Frequently Asked Questions
Why is identity assigned before execution in an AI identity protocol?
Identity is assigned before execution because it must be independent of execution outcomes. If identity depended on what happened during execution, it would change every time the execution varied, destroying the stability required for independent verification.
Does execution affect the identity of an AI run?
No. Execution produces outputs, side effects, and observable behaviors, but none of these alter the identity that was assigned before execution began. Identity is structurally locked at the point of declaration and remains invariant regardless of what execution produces.
How does an AI identity protocol separate identity from execution?
An AI identity protocol assigns a stable, independently verifiable identity based on the declared execution parameters before any computation begins. Execution then proceeds under that identity. The two are structurally separate: identity defines what an AI run is, execution defines what it does.
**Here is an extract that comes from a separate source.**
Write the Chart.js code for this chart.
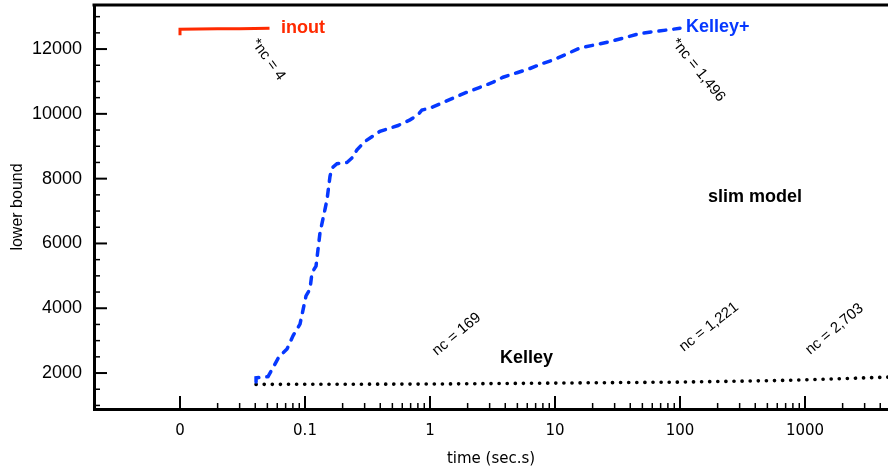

What happens if you derive identity from execution results?
Deriving identity from execution results makes identity dependent on non-deterministic outcomes. Two identical declarations that produce different outputs would receive different identities, and no external verifier is able to confirm identity without re-executing the run. This eliminates independent verifiability entirely.
Is execution irrelevant to an AI identity protocol?
Execution is relevant as the process that an AI run performs, but it is not relevant to how identity is assigned. The AI identity protocol governs the assignment of deterministic identity based on declared parameters. Execution is what happens after identity exists, not what creates it.
How does this boundary relate to deterministic identity?
Deterministic identity requires that the same declared inputs always produce the same identity. If execution were part of the identity calculation, non-deterministic execution paths would produce non-deterministic identities. The boundary between identity and execution is what makes deterministic identity achievable.